**Task details**
Leave the pictures out. Retype exactly the lines below from the one containing "Rebuild this chart" through the one containing "sintomas e faixa", and no others.

**Listed entries**
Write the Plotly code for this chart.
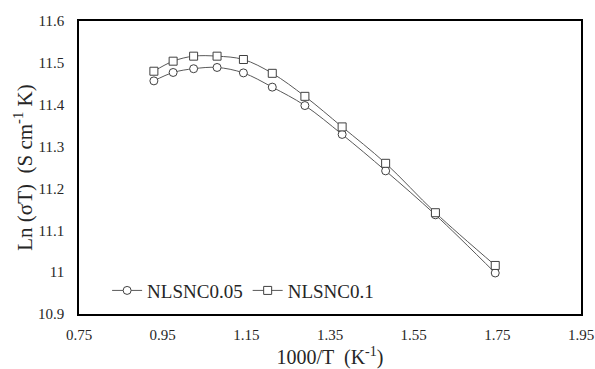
import plotly.graph_objects as go

x_vals = [0.929, 0.975, 1.024, 1.080, 1.143, 1.212, 1.290, 1.379, 1.483, 1.602, 1.745]
nlsnc005 = [11.457, 11.477, 11.486, 11.489, 11.476, 11.442, 11.398, 11.329, 11.242, 11.137, 10.998]
nlsnc01 = [11.480, 11.504, 11.516, 11.516, 11.508, 11.475, 11.420, 11.347, 11.260, 11.142, 11.016]
series_names = ["NLSNC0.05", "NLSNC0.1"]
x_ticks = [0.75, 0.95, 1.15, 1.35, 1.55, 1.75, 1.95]
x_tick_labels = ["0.75", "0.95", "1.15", "1.35", "1.55", "1.75", "1.95"]
y_ticks = [10.9, 11.0, 11.1, 11.2, 11.3, 11.4, 11.5, 11.6]
y_tick_labels = ["10.9", "11", "11.1", "11.2", "11.3", "11.4", "11.5", "11.6"]

font = "Liberation Serif"
fig = go.Figure()
for name, ys, sym in [(series_names[0], nlsnc005, "circle"), (series_names[1], nlsnc01, "square")]:
    fig.add_trace(go.Scatter(
        x=x_vals, y=ys, name=name, mode="lines+markers",
        line=dict(color="#595959", width=1, shape="spline"),
        marker=dict(symbol=sym, size=8, color="white",
                    line=dict(color="#404040", width=1)),
    ))

fig.update_layout(
    width=595, height=369,
    margin=dict(l=79, r=12, t=21, b=55),
    paper_bgcolor="white", plot_bgcolor="white",
    font=dict(family=font, size=15, color="#262626"),
    showlegend=True,
    legend=dict(orientation="h", x=0.056, y=0.08, xanchor="left", yanchor="middle",
                font=dict(size=19, family=font, color="#262626"), bgcolor="rgba(0,0,0,0)",
                itemwidth=30),
    xaxis=dict(range=[0.75, 1.95], tickvals=x_ticks, ticktext=x_tick_labels,
               showgrid=False, zeroline=False, showline=True, mirror=True,
               linecolor="black", linewidth=1.5, ticks="outside", ticklen=6,
               tickcolor="rgba(0,0,0,0)", automargin=False, ticklabeloverflow="allow",
               tickfont=dict(size=15, family=font),
               title=dict(text="1000/T  (K<sup>-1</sup>)", font=dict(size=20, family=font), standoff=9)),
    yaxis=dict(range=[10.9, 11.6], tickvals=y_ticks, ticktext=y_tick_labels,
               showgrid=False, zeroline=False, showline=True, mirror=True,
               linecolor="black", linewidth=1.5, ticks="outside", ticklen=10,
               tickcolor="rgba(0,0,0,0)", automargin=True,
               tickfont=dict(size=15, family=font),
               title=dict(text="Ln (σT)  (S cm<sup>-1</sup> K)", font=dict(size=21, family=font), standoff=0)),
)
fig.write_html("out.html", config={"displayModeBar": False},
               post_script="document.body.style.margin='0px';")
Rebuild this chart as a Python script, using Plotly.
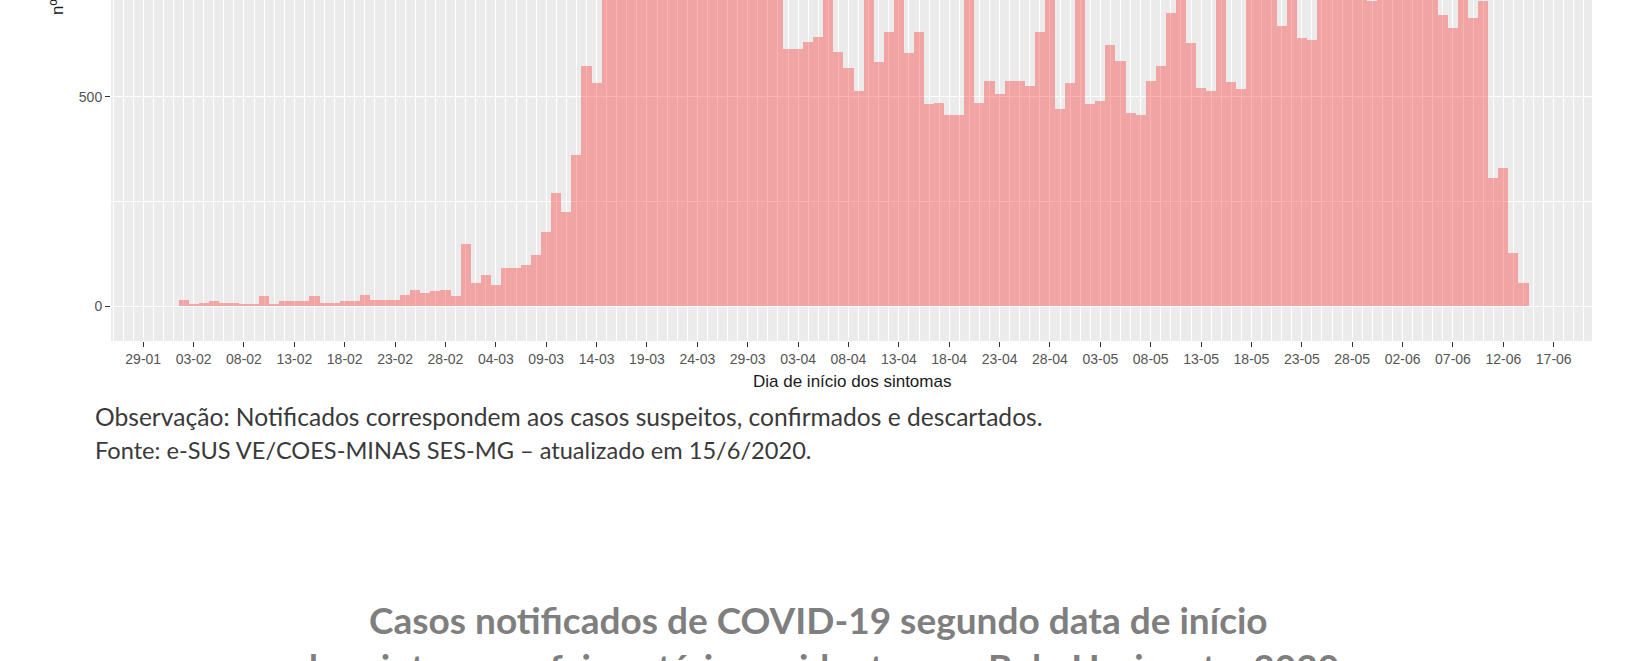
import plotly.graph_objects as go
import pandas as pd

# ---- data (cases by day of symptom onset) ----
start_date = "2020-02-02"
feb = [15, 4, 7, 11, 7, 7, 4, 4, 24, 4, 11, 11, 11, 24, 7, 7, 11, 11, 27, 15,
       15, 15, 27, 39, 31, 35, 39, 24]
mar = [149, 54, 74, 51, 90, 90, 98, 121, 176, 271, 224, 361, 572, 533,
       820, 1010, 1650, 1180, 1090, 1150, 960, 900, 1250, 1180, 1100, 1050, 1000,
       880, 820, 1050, 950]
apr = [880, 613, 613, 631, 643, 760, 607, 569, 514, 780, 582, 655, 760, 605, 654,
       482, 486, 455, 455, 800, 486, 537, 506, 537, 537, 525, 654, 760, 471, 533]
may = [760, 482, 490, 623, 584, 462, 455, 537, 572, 699, 780, 628, 521, 514, 760,
       534, 518, 820, 900, 850, 668, 790, 639, 636, 800, 900, 850, 780, 760, 728, 800]
jun = [900, 1000, 950, 880, 820, 695, 663, 780, 687, 729, 305, 329, 126, 54]

values = feb + mar + apr + may + jun
dates = pd.date_range(start_date, periods=len(values), freq="D")

x_title = "Dia de início dos sintomas"
y_title = "nº de casos"
note_text = "Observação: Notificados correspondem aos casos suspeitos, confirmados e descartados."
source_text = "Fonte: e-SUS VE/COES-MINAS SES-MG – atualizado em 15/6/2020."
title_line1 = "Casos notificados de COVID-19 segundo data de início"
title_line2 = "dos sintomas e faixa etária, residentes em Belo Horizonte, 2020"

# ---- layout geometry (pixels) ----
W, H = 1634, 661
L, R, T, B = 111, 1592, 0, 341
DAY = 86400000

def px(xp):
    return (xp - L) / (R - L)

def py(yp):
    return (B - yp) / (B - T)

fig = go.Figure()
fig.add_trace(go.Bar(
    x=dates, y=values, width=DAY,
    marker=dict(color="rgba(255,0,0,0.3)", line=dict(width=0)),
    showlegend=False, hoverinfo="x+y",
))

tick_font = dict(family="Arial, Liberation Sans, sans-serif", size=14, color="#555555")

fig.update_layout(
    width=W, height=H,
    margin=dict(l=L, r=W - R, t=T, b=H - B, pad=0),
    paper_bgcolor="white", plot_bgcolor="#EBEBEB",
    bargap=0,
    xaxis=dict(
        type="date",
        range=["2020-01-25 19:12", "2020-06-20 19:12"],
        tick0="2020-01-29", dtick=5 * DAY, tickformat="%d-%m",
        ticks="outside", ticklen=5, tickwidth=1.2, tickcolor="#333333",
        tickfont=tick_font,
        showgrid=True, gridcolor="white", gridwidth=1.3,
        minor=dict(dtick=DAY, tick0="2020-01-29", showgrid=True,
                   gridcolor="white", gridwidth=0.8, ticks=""),
        zeroline=False, showline=False,
    ),
    yaxis=dict(
        range=[-83.6, 730.8],
        tickvals=[0, 500, 1000, 1500], ticktext=["0", "500", "1000", "1500"],
        ticks="outside", ticklen=5, tickwidth=1.2, tickcolor="#333333",
        tickfont=tick_font,
        showgrid=True, gridcolor="white", gridwidth=1.3,
        minor=dict(tickvals=[250, 750, 1250], showgrid=True,
                   gridcolor="white", gridwidth=0.8, ticks=""),
        zeroline=False, showline=False,
    ),
)

ann = []
ann.append(dict(text=x_title, x=px(852), y=py(382), xref="paper", yref="paper",
                xanchor="center", yanchor="middle", showarrow=False,
                font=dict(family="Arial, Liberation Sans, sans-serif", size=17, color="#1A1A1A")))
ann.append(dict(text=y_title, x=px(58), y=py(17), xref="paper", yref="paper",
                xanchor="center", yanchor="bottom", textangle=-90, showarrow=False,
                font=dict(family="Arial, Liberation Sans, sans-serif", size=17, color="#1A1A1A")))
ann.append(dict(text=note_text, x=px(93), y=py(416), xref="paper", yref="paper",
                xanchor="left", yanchor="middle", showarrow=False,
                font=dict(family="Lato, sans-serif", size=24.6, color="#3A3A3A")))
ann.append(dict(text=source_text, x=px(93), y=py(450), xref="paper", yref="paper",
                xanchor="left", yanchor="middle", showarrow=False,
                font=dict(family="Lato, sans-serif", size=23.6, color="#3A3A3A")))
ann.append(dict(text="<b>" + title_line1 + "</b>", x=px(818), y=py(619), xref="paper", yref="paper",
                xanchor="center", yanchor="middle", showarrow=False,
                font=dict(family="Lato, sans-serif", size=37, color="#7F7F7F")))
ann.append(dict(text="<b>" + title_line2 + "</b>", x=px(818), y=py(666), xref="paper", yref="paper",
                xanchor="center", yanchor="middle", showarrow=False,
                font=dict(family="Lato, sans-serif", size=37, color="#7F7F7F")))
fig.update_layout(annotations=ann)

fig.write_html("out.html", config={"displayModeBar": False},
               post_script="document.body.style.margin='0';document.body.style.overflow='hidden';")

**Result of the task**
Rebuild this chart as a Python script, using Plotly.
import plotly.graph_objects as go
import pandas as pd

# ---- data (cases by day of symptom onset) ----
start_date = "2020-02-02"
feb = [15, 4, 7, 11, 7, 7, 4, 4, 24, 4, 11, 11, 11, 24, 7, 7, 11, 11, 27, 15,
       15, 15, 27, 39, 31, 35, 39, 24]
mar = [149, 54, 74, 51, 90, 90, 98, 121, 176, 271, 224, 361, 572, 533,
       820, 1010, 1650, 1180, 1090, 1150, 960, 900, 1250, 1180, 1100, 1050, 1000,
       880, 820, 1050, 950]
apr = [880, 613, 613, 631, 643, 760, 607, 569, 514, 780, 582, 655, 760, 605, 654,
       482, 486, 455, 455, 800, 486, 537, 506, 537, 537, 525, 654, 760, 471, 533]
may = [760, 482, 490, 623, 584, 462, 455, 537, 572, 699, 780, 628, 521, 514, 760,
       534, 518, 820, 900, 850, 668, 790, 639, 636, 800, 900, 850, 780, 760, 728, 800]
jun = [900, 1000, 950, 880, 820, 695, 663, 780, 687, 729, 305, 329, 126, 54]

values = feb + mar + apr + may + jun
dates = pd.date_range(start_date, periods=len(values), freq="D")

x_title = "Dia de início dos sintomas"
y_title = "nº de casos"
note_text = "Observação: Notificados correspondem aos casos suspeitos, confirmados e descartados."
source_text = "Fonte: e-SUS VE/COES-MINAS SES-MG – atualizado em 15/6/2020."
title_line1 = "Casos notificados de COVID-19 segundo data de início"
title_line2 = "dos sintomas e faixa etária, residentes em Belo Horizonte, 2020"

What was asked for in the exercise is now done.